Monday 25 April 2011

A thought






Wolfgang Tillmans' practice has always blurred distinctions between high art, commercial and documentary forms of photography. These photos are from a series of images taken in Haiti which appeared some time ago on the BBC website and are perhaps his closest to straight journalistic work. Although they appear here as part of a concise series there is nothing to stop these photos appearing in one of his installations in dialogue with other images from his archives, in fact it is not improbable that they won't. These photos raise questions that are also examined in the work of Allan Sekula, whose work I blogged about below, questions regarding the relationship between journalistic or documentary photography and fine art photography and the representation of labour in fine art photography. The topic of representation is particularly interesting, the ethical implications of 'straight' photographers like Tillmans and Sekula seemingly questioned by the 'near documentary' or staged realism of a practitioner such as Jeff Wall. Photography has long been a medium questioned by the high/fine art establishment of the West, Greenberg's assessment of it's 'transparency' as a medium still posing the main problem for those looking for the work of the artist's hand in the final output. I feel that it is increasingly methods of display that are redefining the nature of 'straight' photography in the world of art, from Tillmans' heterogeneous wall installations to people such as Sekula and Zoe Leonard employing conceptual traditions such as the series or the grid to frame their documentary influenced practice.
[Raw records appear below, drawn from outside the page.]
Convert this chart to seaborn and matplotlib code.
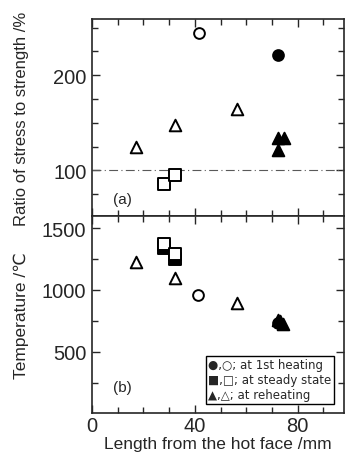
import matplotlib
matplotlib.use("Agg")
import matplotlib.pyplot as plt
from matplotlib.ticker import MultipleLocator, FixedLocator
import seaborn as sns
import pandas as pd

# (a) ratio of stress to strength, %
a_first_open_x = [41.6]
a_first_open_y = [244]
a_first_fill_x = [72.5]
a_first_fill_y = [221]
a_steady_open_x = [27.9, 32.2]
a_steady_open_y = [86, 95]
a_reheat_open_x = [17.3, 32.3, 56.2]
a_reheat_open_y = [125, 148, 164]
a_reheat_fill_x = [72.5, 74.8, 72.3]
a_reheat_fill_y = [134, 134, 121]

# (b) temperature, deg C
b_first_open_x = [41.2]
b_first_open_y = [960]
b_first_fill_x = [72.5]
b_first_fill_y = [734]
b_steady_fill_x = [27.9, 32.2]
b_steady_fill_y = [1335, 1250]
b_steady_open_x = [27.9, 32.3]
b_steady_open_y = [1370, 1290]
b_reheat_open_x = [17.3, 32.3, 56.2]
b_reheat_open_y = [1226, 1097, 895]
b_reheat_fill_x = [72.5, 74.3, 73.0]
b_reheat_fill_y = [760, 722, 745]

legend_lines = ["●,○; at 1st heating", "■,□; at steady state", "▲,△; at reheating"]

sns.set_style("ticks")
plt.rcParams['font.family'] = ['Liberation Sans', 'DejaVu Sans']

fig = plt.figure(figsize=(3.48, 4.56), dpi=100)
ax1 = fig.add_axes([92/348, (456-217)/456, 252/348, 197/456])
ax2 = fig.add_axes([92/348, (456-414)/456, 252/348, 197/456])


def pts(ax, x, y, marker, filled, size):
    df = pd.DataFrame({"x": x, "y": y})
    sns.scatterplot(data=df, x="x", y="y", ax=ax, marker=marker, s=size,
                    facecolor="black" if filled else "white",
                    edgecolor="black", linewidth=1.4, zorder=3)


pts(ax1, a_first_open_x, a_first_open_y, "o", False, 60)
pts(ax1, a_first_fill_x, a_first_fill_y, "o", True, 60)
pts(ax1, a_steady_open_x, a_steady_open_y, "s", False, 75)
pts(ax1, a_reheat_open_x, a_reheat_open_y, "^", False, 70)
pts(ax1, a_reheat_fill_x, a_reheat_fill_y, "^", True, 70)
ax1.axhline(100, color="0.35", lw=0.8, ls=(0, (8, 3, 1, 3)), zorder=1)

pts(ax2, b_steady_fill_x, b_steady_fill_y, "s", True, 75)
pts(ax2, b_steady_open_x, b_steady_open_y, "s", False, 75)
pts(ax2, b_reheat_open_x, b_reheat_open_y, "^", False, 70)
pts(ax2, b_first_open_x, b_first_open_y, "o", False, 60)
pts(ax2, b_reheat_fill_x, b_reheat_fill_y, "^", True, 70)
pts(ax2, b_first_fill_x, b_first_fill_y, "o", True, 60)

ax1.set_xlim(0, 98)
ax2.set_xlim(0, 98)
ax1.set_ylim(52, 259)
ax2.set_ylim(5, 1597)

for ax in (ax1, ax2):
    ax.xaxis.set_major_locator(FixedLocator([0, 40, 80]))
    ax.xaxis.set_minor_locator(MultipleLocator(10))
    ax.tick_params(which="both", direction="in", top=True, right=True,
                   labelsize=14.5, width=1, pad=4)
    ax.tick_params(which="major", length=6)
    ax.tick_params(which="minor", length=4)
    ax.tick_params(axis="x", pad=2)
    for sp in ax.spines.values():
        sp.set_linewidth(1.2)
    ax.set_xlabel("")

ax1.yaxis.set_major_locator(FixedLocator([100, 200]))
ax1.yaxis.set_minor_locator(MultipleLocator(25))
ax2.yaxis.set_major_locator(FixedLocator([500, 1000, 1500]))
ax2.yaxis.set_minor_locator(MultipleLocator(250))
ax1.tick_params(labelbottom=False)

ax1.set_ylabel("Ratio of stress to strength /%", fontsize=12)
ax2.set_ylabel("Temperature /℃", fontsize=12.5)
ax2.set_xlabel("Length from the hot face /mm", fontsize=12.5, labelpad=1)
ax1.yaxis.set_label_coords(-0.25, 0.5)
ax2.yaxis.set_label_coords(-0.25, 0.5)

ax1.text(12, 70, "(a)", fontsize=11, ha="center", va="center")
ax2.text(12, 215, "(b)", fontsize=11, ha="center", va="center")

ax2.text(0.95, 0.06, "\n".join(legend_lines), transform=ax2.transAxes,
         ha="right", va="bottom", fontsize=8.5, linespacing=1.2,
         multialignment="left", family=['DejaVu Sans'],
         bbox=dict(boxstyle="square,pad=0.2", fc="white", ec="black", lw=1))

fig.savefig("out.png", dpi=100)
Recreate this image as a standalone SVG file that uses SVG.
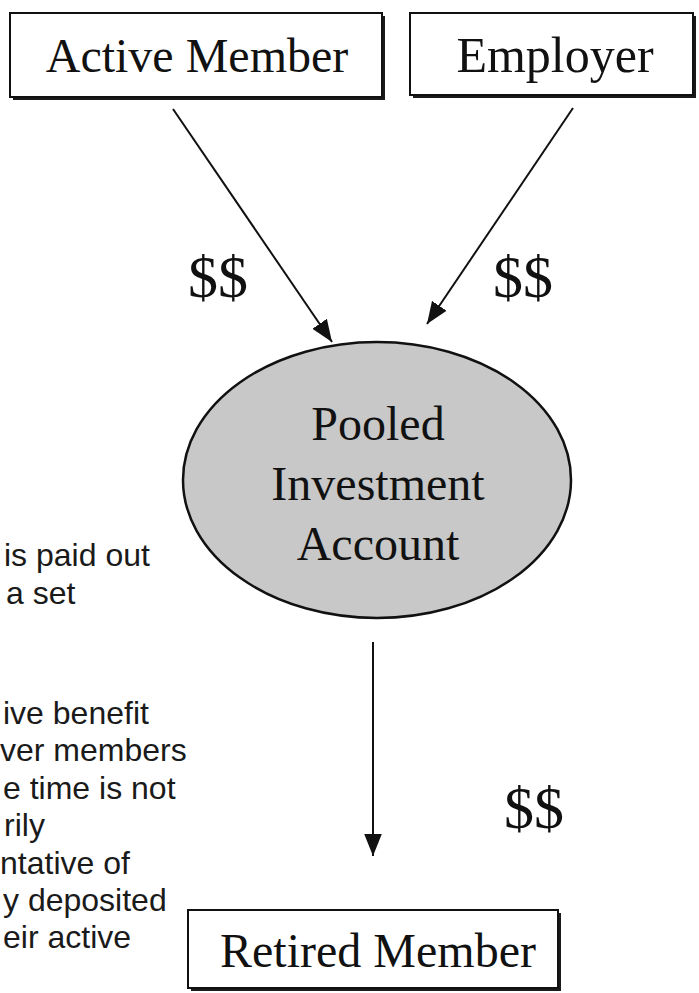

Post Script 26/04: Interesting news this evening: Jim Goldberg's documentary project Open See has won this year's Deutche Borse prize for photography, triumphing over amongst others Thomas Demand.

Thursday 14 April 2011

Still missing


Ai Wei Wei has now been missing eleven days since being arrested at Beijing Airport by Chinese authorities. Today it was reported that the artist is 'confessing' to crimes of tax evasion, bigamy and spreading pornography on the internet. The Guggenheim have set up a petition calling for his release which you can sign here.

Sunday 3 April 2011

No Age presents

This evening I finally got round to seeing No Age perform after two years of listening to them and multiple missed opportunities during their previous UK tours. This however was not an ordinary gig; held at the ICA, the event consisted of the band performing a live soundtrack to Jean-Jacques Annaud's 1988 film The Bear, which follows an orphaned bear cub who befriends an older, male grizzly bear who has been wounded by hunters, and charts their companionship and attempts to avoid the guns of the two hunters. It provided a more than suitable back drop to the sounds coming from below the screen, No Age's instrumental improvisation allowing you to to sit back and lose yourself in the narrative of the - at times quite poignant - film. Playing continuously for the length of the film it was akin to album tracks such as Impossible Bouquet or Escarpment, the guitars and electronics at time melodic and at others crashing down, with walls of distortion and drums used to heighten the tension at certain moments throughout the film. Managing to avoid both repetitiveness and overbearing the film, their understated playing style, doing a lot with not a lot, turned this marriage of music and film into a pretty successful one in my opinion. Perhaps more No Age film scores are needed?